The panel reserved special ire for the provision authorizing challenges to an individual’s sex if they wanted to participate on a women’s team and somebody raised doubts about whether they were women within the meaning of the statute. The court found this procedure to be unduly intrusive, arguing that it singled out women – and particularly transgender women – and placed no symmetrical burden on men, providing no mechanism for challenging whether somebody who wanted to participate on a men’s team was male. The dissenting judge challenged some of this analysis, contending that the ability to make a sex challenge was determined not by the sex or gender identity of the challenged individual but rather whether they were competing on a women’s team. The mental gymnastics of this argument struck this writer as bizarrely formalistic.
The court concluded that even though the case was litigated as an as-applied challenge to the statute from the perspective of Lindsay Hecox, Judge Nye had not abused his discretion by broadly enjoining all implementation of the Act, not restricting his injunctive relief just to protect Hecox personally. Although normally preliminary injunctions are focused narrowly to preserve the rights of the identified plaintiffs in the case, the 9th Circuit panel considered that the nature of this case justified the broader approach since it reflected facial problems with the law.
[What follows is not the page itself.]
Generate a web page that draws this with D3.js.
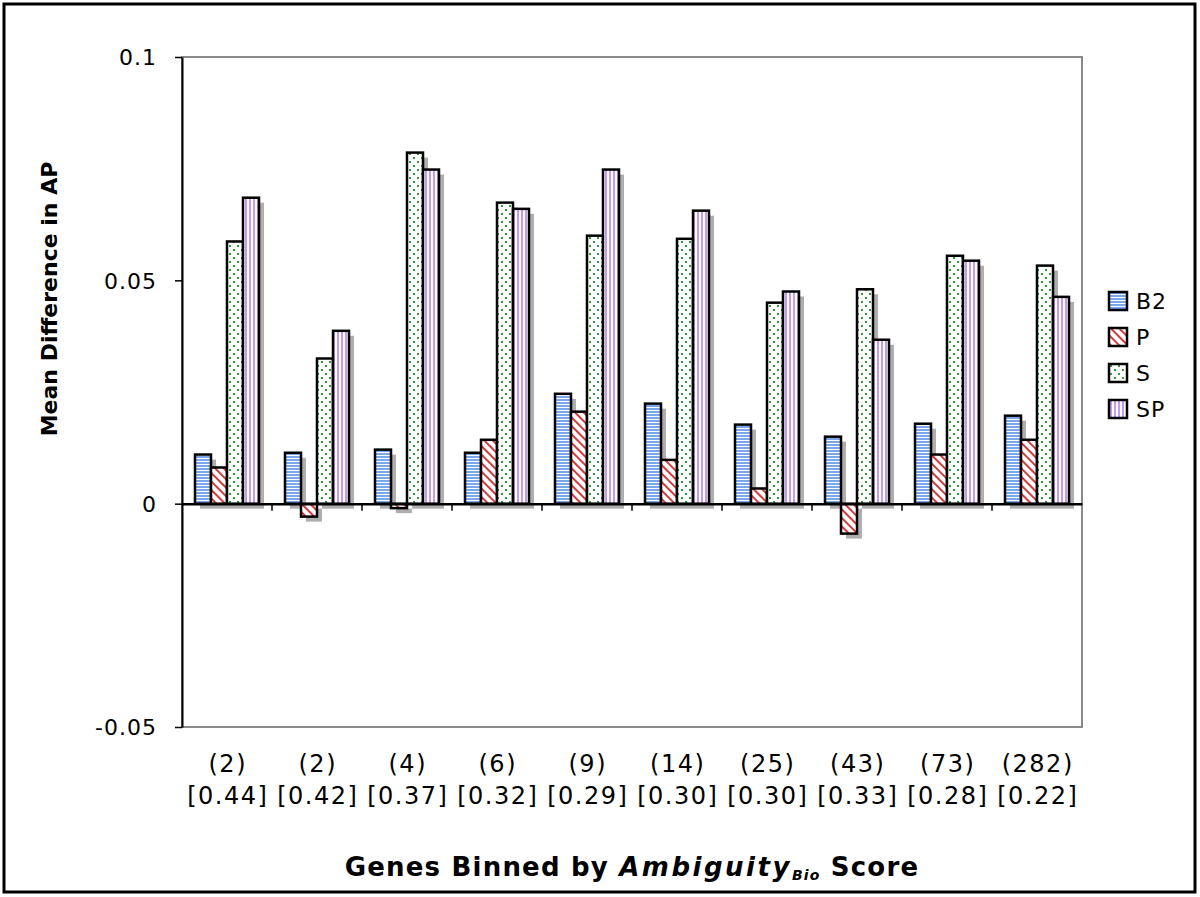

The dissenter agreed with much of the panel opinion but faulted the injunction as being insufficiently specific to meet the requirements of the Federal Rules of Civil Procedure. Delving into the majority’s discussion of the science, Judge Christen noted that the court had conceded that fairness could require the exclusion of some transgender women based on the facts and timing of their transition – most importantly, whether they were taking medications that lowered their level of endogenous testosterone, which was shown to be considered the most important element in conferring athletic advantage on males – and chided the majority for affirming the injunction without calling for it to be modified it to reflect these factual findings. Perhaps Judge Nye will react to this suggestion as the case proceeds. The panel’s conclusion indicated that the policies adopted by several sports regulatory bodies, which call for individualistic assessments rather than an across-the-board ban, would be consistent with the injunctive relief ordered by the court.
Hecox is represented by lawyers from Lambda Legal and the ACLU of Idaho, as well as volunteer attorneys from the private bar and local counsel in Idaho.